The carbon credits industry has come a long way since its inception in the late 1990s. Today, carbon credits are seen as a key tool in the fight against climate change, providing a mechanism for companies and individuals to offset their greenhouse gas emissions.
Carbon credits work by allowing companies to fund emissions reduction projects elsewhere, which can include renewable energy projects, energy efficiency improvements, or efforts to reduce emissions from deforestation and other land-use changes. In exchange for funding these projects, companies receive carbon credits, which can be used to offset their own emissions.
The concept of carbon credits emerged out of the United Nations Framework Convention on Climate Change (UNFCCC).

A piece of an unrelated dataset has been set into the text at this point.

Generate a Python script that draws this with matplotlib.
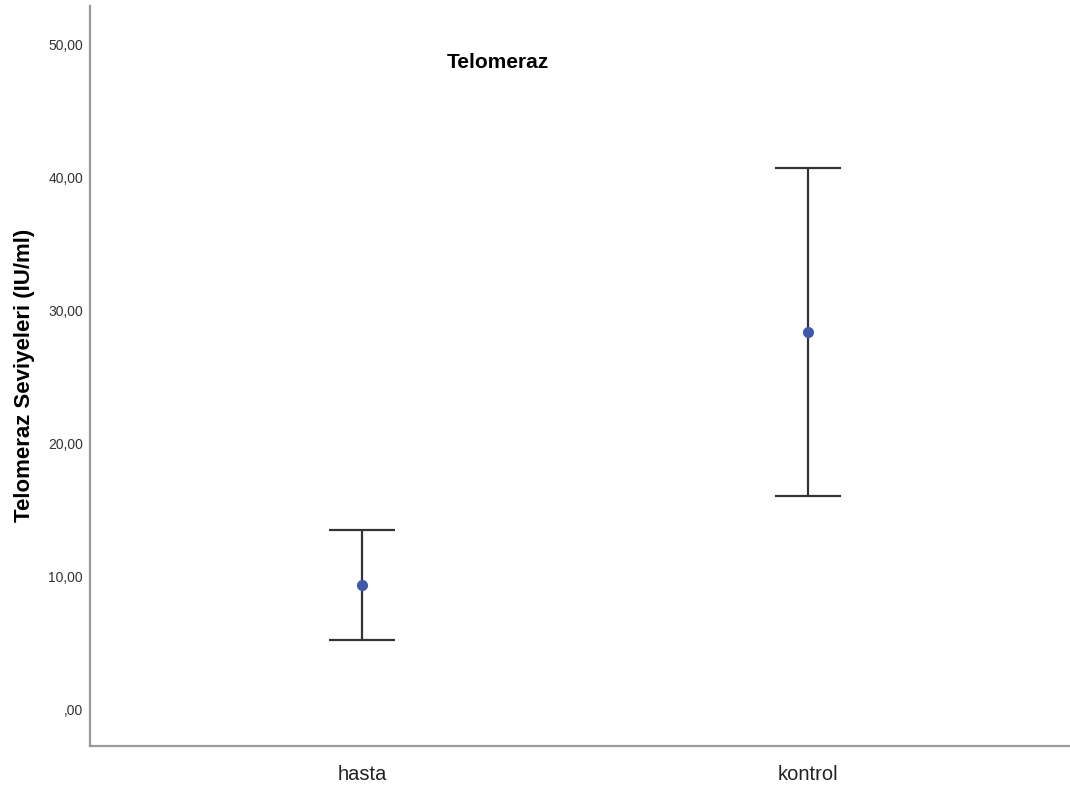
import numpy as np
import matplotlib.pyplot as plt

plt.rcParams['font.family'] = ['Liberation Sans', 'DejaVu Sans']

# =========================
# Data
# =========================
groups = ["hasta", "kontrol"]
means = [9.42, 28.42]
ci_low = [5.26, 16.09]
ci_high = [13.53, 40.75]
yticks = [0, 10, 20, 30, 40, 50]
ytick_labels = [",00", "10,00", "20,00", "30,00", "40,00", "50,00"]

x = np.arange(len(groups))
means = np.array(means)
err = np.array([means - np.array(ci_low), np.array(ci_high) - means])

fig = plt.figure(figsize=(10.7, 7.85), dpi=100)
ax = fig.add_axes([90 / 1070, 39.5 / 785, 1 - 90 / 1070, (745.5 - 6) / 785])

ax.errorbar(x, means, yerr=err, fmt="none", ecolor="#333333",
            elinewidth=1.6, capsize=24, capthick=1.6, zorder=2)
ax.plot(x, means, "o", color="#3e5aa8", markersize=7, zorder=3)

ax.set_xlim(-0.61, 1.587)
ax.set_ylim(-2.67, 52.93)

ax.set_xticks(x)
ax.set_xticklabels(groups, fontsize=14.5, color="#222222")
ax.set_yticks(yticks)
ax.set_yticklabels(ytick_labels, fontsize=10, color="#333333")
ax.tick_params(axis="both", length=0)
ax.tick_params(axis="x", pad=14)
ax.tick_params(axis="y", pad=5)

for s in ["top", "right"]:
    ax.spines[s].set_visible(False)
for s in ["left", "bottom"]:
    ax.spines[s].set_color("#999999")
    ax.spines[s].set_linewidth(1.6)

ax.set_ylabel("Telomeraz Seviyeleri (IU/ml)", fontsize=16, fontweight="bold")
ax.yaxis.set_label_coords(-55 / 980, (745.5 - 375) / 739.5)

ax.text((498 - 90) / 980, (745.5 - 62) / 739.5, "Telomeraz", transform=ax.transAxes,
        ha="center", va="center", fontsize=15, fontweight="bold")

fig.savefig("out.png", dpi=100)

This was established in 1992 to address the issue of global warming. Under the UNFCCC, countries agreed to work together to reduce greenhouse gas emissions, but it quickly became clear that some countries would find it more difficult to reduce emissions than others. To address this imbalance, the Kyoto Protocol was established in 1997, which allowed countries to trade emissions credits in order to meet their emissions targets.
Kyoto Protocol
The Kyoto Protocol established the Clean Development Mechanism (CDM), which allows companies to invest in emissions reduction projects in developing countries in exchange for certified emission reduction (CER) credits. The CDM has been a significant driver of investment in emissions reduction projects, providing a way for companies to offset their emissions while also supporting sustainable development in developing countries.
In addition to the CDM, a number of other carbon credits schemes and standards have emerged in recent years. These include the Verified Carbon Standard (VCS), which provides a framework for verifying and certifying carbon offsets. As well as the Gold Standard which certifies projects that meet rigorous environmental and social criteria.
One of the most significant developments in the carbon credits market in recent years has been the emergence of voluntary carbon offset schemes. These schemes allow companies and individuals to voluntarily offset their emissions, even if the law does not require it. Voluntary carbon offsets can be a way for companies to demonstrate their commitment to sustainability and reduce their environmental impact.
Despite the growth of the carbon credits market, there are also concerns about the effectiveness of some carbon offset schemes. Some projects may not actually result in real emissions reductions, while others may have negative social or environmental impacts. To address these concerns, a number of standards and certification schemes have been established to ensure that carbon credits are legitimate and effective.
Carbon Offsetting and Reduction Scheme
One example of such a certification scheme is the Carbon Offsetting and Reduction Scheme for International Aviation (CORSIA). This was established by the International Civil Aviation Organization (ICAO) in 2016. CORSIA is a global carbon offsetting scheme for the aviation industry, which aims to achieve carbon-neutral growth from 2020 onwards by requiring airlines to offset their emissions through the purchase of carbon credits.
Overall, the carbon credits market has played an important role in driving investment in emissions reduction projects and supporting sustainable development. As the world continues to focus on reducing greenhouse gas emissions, it is likely that the carbon credits market will continue to evolve and play an increasingly important role in the transition to a low-carbon economy. However, it is important that the industry continues to address concerns about the effectiveness and integrity of carbon offset schemes in order to ensure that they make a real contribution to reducing greenhouse gas emissions.